WHAT TO WORK ON:
Below are some records. Say in a single number how many of their lines include the word "Write".
++++++
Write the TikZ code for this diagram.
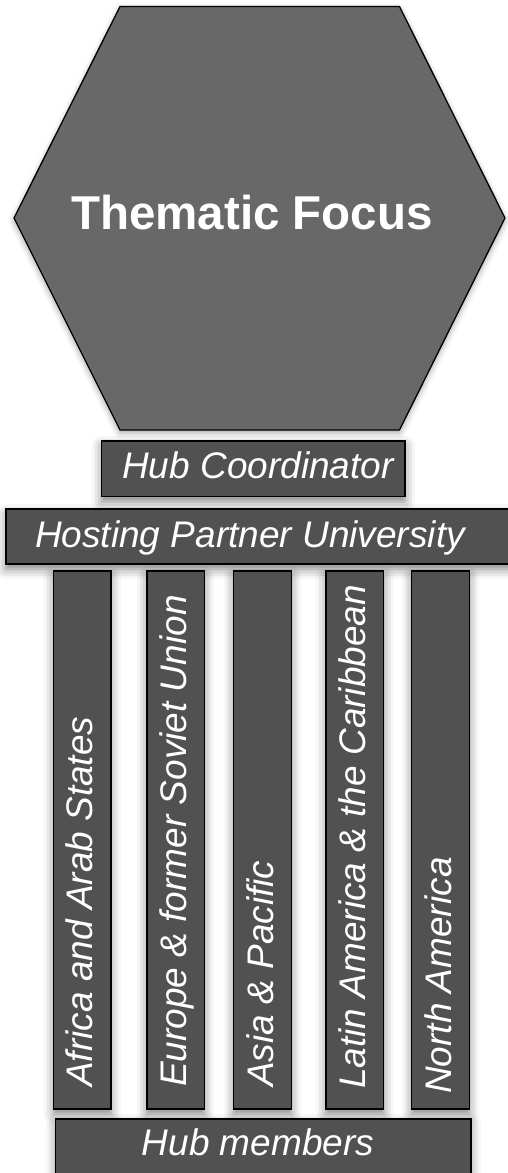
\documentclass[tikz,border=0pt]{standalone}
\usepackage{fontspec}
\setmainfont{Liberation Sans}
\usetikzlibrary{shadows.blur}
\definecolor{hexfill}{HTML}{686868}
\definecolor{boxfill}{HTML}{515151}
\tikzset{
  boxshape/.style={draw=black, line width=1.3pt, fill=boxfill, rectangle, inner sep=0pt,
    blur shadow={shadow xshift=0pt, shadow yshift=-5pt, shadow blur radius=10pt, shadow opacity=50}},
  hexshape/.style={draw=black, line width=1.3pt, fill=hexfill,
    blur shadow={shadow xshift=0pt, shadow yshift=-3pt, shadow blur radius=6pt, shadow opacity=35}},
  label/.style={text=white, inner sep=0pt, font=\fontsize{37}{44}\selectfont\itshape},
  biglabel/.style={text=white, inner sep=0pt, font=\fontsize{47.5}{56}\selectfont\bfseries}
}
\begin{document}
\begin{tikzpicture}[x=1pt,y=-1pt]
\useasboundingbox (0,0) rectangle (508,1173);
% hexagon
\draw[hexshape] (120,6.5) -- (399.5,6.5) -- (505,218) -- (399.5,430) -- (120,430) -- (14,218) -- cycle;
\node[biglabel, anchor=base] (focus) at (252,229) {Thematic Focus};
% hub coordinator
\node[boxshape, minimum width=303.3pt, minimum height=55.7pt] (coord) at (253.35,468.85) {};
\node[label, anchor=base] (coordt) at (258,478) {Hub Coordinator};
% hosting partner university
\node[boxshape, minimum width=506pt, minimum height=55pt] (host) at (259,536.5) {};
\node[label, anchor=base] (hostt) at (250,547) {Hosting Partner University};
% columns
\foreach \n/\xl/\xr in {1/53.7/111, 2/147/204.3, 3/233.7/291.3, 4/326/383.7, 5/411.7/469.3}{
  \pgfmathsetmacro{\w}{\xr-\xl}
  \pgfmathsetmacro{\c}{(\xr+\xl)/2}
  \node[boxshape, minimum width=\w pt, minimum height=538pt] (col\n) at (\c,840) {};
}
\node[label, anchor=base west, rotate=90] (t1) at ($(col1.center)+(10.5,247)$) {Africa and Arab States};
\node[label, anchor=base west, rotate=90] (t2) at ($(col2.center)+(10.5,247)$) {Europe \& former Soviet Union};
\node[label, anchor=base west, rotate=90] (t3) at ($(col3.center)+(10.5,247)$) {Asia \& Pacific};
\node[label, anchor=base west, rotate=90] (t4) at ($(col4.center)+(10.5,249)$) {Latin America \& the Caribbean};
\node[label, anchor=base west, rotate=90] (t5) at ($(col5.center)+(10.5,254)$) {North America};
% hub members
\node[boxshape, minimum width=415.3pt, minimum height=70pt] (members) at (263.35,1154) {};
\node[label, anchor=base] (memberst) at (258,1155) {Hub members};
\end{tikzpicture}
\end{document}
++++++
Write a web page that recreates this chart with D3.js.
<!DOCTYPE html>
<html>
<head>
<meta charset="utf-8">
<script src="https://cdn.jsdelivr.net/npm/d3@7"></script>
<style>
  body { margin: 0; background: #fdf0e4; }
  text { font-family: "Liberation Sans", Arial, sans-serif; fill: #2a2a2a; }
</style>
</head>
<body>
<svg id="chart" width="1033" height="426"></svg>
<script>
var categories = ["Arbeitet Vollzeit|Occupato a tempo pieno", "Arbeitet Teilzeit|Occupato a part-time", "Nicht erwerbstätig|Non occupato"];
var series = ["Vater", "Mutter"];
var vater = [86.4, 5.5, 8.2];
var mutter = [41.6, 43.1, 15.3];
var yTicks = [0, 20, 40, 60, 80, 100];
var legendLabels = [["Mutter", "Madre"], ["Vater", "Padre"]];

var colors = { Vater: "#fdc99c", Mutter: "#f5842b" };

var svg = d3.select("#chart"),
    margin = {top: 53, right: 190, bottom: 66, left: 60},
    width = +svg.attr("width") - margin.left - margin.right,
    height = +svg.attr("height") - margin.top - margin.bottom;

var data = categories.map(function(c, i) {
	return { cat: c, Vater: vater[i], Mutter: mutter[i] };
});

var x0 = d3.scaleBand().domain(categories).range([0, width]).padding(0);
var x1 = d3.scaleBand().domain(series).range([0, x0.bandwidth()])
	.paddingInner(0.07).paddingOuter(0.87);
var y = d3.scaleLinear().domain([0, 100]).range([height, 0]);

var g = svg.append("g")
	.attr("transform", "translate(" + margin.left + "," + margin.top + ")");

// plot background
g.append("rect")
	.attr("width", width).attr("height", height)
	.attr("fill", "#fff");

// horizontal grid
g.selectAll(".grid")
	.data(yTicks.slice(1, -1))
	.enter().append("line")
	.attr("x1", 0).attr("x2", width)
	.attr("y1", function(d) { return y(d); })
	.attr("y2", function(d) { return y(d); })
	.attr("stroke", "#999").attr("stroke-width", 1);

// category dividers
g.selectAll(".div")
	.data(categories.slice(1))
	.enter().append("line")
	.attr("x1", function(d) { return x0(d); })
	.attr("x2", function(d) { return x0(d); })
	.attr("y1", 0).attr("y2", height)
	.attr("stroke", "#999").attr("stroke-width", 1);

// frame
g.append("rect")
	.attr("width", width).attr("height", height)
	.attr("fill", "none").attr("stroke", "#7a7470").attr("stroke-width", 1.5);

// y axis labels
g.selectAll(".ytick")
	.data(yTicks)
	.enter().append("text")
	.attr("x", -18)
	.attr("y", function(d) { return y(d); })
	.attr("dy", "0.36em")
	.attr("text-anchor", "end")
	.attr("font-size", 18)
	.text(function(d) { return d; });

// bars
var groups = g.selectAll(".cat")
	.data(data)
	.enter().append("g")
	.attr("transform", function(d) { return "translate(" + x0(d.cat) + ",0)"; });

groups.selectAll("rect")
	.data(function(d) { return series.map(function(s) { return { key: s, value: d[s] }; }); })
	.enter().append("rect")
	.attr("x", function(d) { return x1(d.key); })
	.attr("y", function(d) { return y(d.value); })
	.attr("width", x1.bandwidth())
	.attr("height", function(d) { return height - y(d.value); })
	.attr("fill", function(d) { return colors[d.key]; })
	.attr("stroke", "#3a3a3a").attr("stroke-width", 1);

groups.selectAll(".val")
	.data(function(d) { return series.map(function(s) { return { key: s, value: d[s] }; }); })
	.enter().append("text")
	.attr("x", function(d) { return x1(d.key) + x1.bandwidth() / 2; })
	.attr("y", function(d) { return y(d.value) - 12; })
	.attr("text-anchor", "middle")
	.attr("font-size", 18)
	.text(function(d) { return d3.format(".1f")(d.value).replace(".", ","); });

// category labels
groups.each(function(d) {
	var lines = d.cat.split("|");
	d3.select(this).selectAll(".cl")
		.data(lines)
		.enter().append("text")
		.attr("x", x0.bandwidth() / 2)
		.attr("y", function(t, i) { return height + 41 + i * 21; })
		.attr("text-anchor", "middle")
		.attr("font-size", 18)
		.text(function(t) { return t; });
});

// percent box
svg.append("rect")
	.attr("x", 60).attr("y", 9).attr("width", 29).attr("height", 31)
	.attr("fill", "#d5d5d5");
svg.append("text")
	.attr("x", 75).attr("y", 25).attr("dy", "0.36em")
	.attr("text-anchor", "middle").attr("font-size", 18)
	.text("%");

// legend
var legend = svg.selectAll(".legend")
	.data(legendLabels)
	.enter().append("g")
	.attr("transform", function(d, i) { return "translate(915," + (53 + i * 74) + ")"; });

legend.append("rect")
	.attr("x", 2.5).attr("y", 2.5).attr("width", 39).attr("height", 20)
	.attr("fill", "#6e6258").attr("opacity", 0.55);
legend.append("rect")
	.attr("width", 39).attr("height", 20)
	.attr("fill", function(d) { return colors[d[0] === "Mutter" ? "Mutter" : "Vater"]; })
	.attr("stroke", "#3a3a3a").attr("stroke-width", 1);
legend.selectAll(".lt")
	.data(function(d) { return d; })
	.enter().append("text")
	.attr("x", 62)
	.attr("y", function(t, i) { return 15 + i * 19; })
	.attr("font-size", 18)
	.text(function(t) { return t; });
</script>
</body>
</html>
++++++
FULL SOLUTION:
2